Later, downstairs, while Sam banged his spoon against the sides of his high-chair, spraying blobs of baby porridge across the wall, I straightened Martin’s tie fondly and reminded him of the birthday tea. He kissed me on the lips, saying he wouldn’t miss it for the world, then made Sam wave and gurgle one of his ‘bye-byes’ before offering a valedictory thumbs-up at the lumpy treasure chest, now sprouting two candles and a spangled sign saying, ‘You Are 2!’.
Yet when the party starts he is not there. The women offer reassurance and sympathy between attending to full nappies and tantrums. I want to wait for Martin, but time is racing and noise levels rising. My friends pick at the finger food, exchange anecdotes about minor domestic dramas and say, ‘No hurry’, but they have to be away by five. It’s no big deal, I tell myself, swallowing analgesics for a pounding head before giving up the wait and embarking on a search for matches. It’s no big deal,’ I say aloud, smiling defiantly at the faces round the table, as
I pluck Sam out of his high-chair and bolster his baby puffing at the two little flames.
I’m surveying the debris of the party when Martin rushes in, pushing the hair from his eyes, his tie flying over one shoulder. He is apologetic but cheerful, full of quick-fire talk about late trains and overrun meetings. He would help clear up, he says, but he has to work. There is a possibility of promotion, to London, if he doesn’t make a hash of things with his new boss, Fiona, a first in Maths from Oxford, a PhD from Harvard and sharp as nails. Talk about being kept on one’s toes. He takes his briefcase into the sitting room and then, when Sam’s tears of exhaustion grow too loud, stomps impatiently along the hall to our bedroom and closes the door.
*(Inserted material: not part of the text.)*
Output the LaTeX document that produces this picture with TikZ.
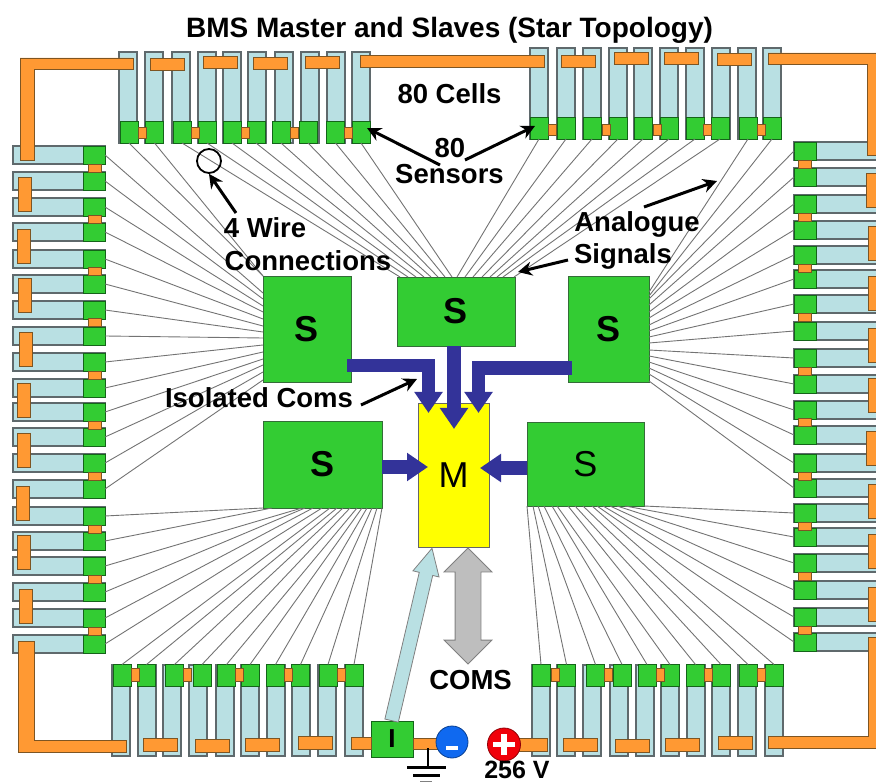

A promotion might mean a house instead of a cramped flat and I want that badly, even if it means another move. A play room, a garden, an extra loo. I think of these things as I scrape the soggy remains of the cake into the bin and cajole Sam into the bath.
Suspicion arrives later that night, quietly, like a thief, tiptoeing in search of valuables. It is the suspicion not of infidelity – not yet – but of emotional desertion. To miss a birthday tea is a small crime; it is the ease with which it was missed that hurts – no phone call, no real attempt to atone, just talk of work, promotions and his big-brained boss. With such priorities how can there be room for love, either for me or Sam? I move closer, nuzzling the little forest of curls on the patch of neck under his hairline, seeking reassurance. But there is no response, only Martin’s own skin-smell and the faint scent of something else, something sweeter – the new body-wash, probably, that I bought for the shower.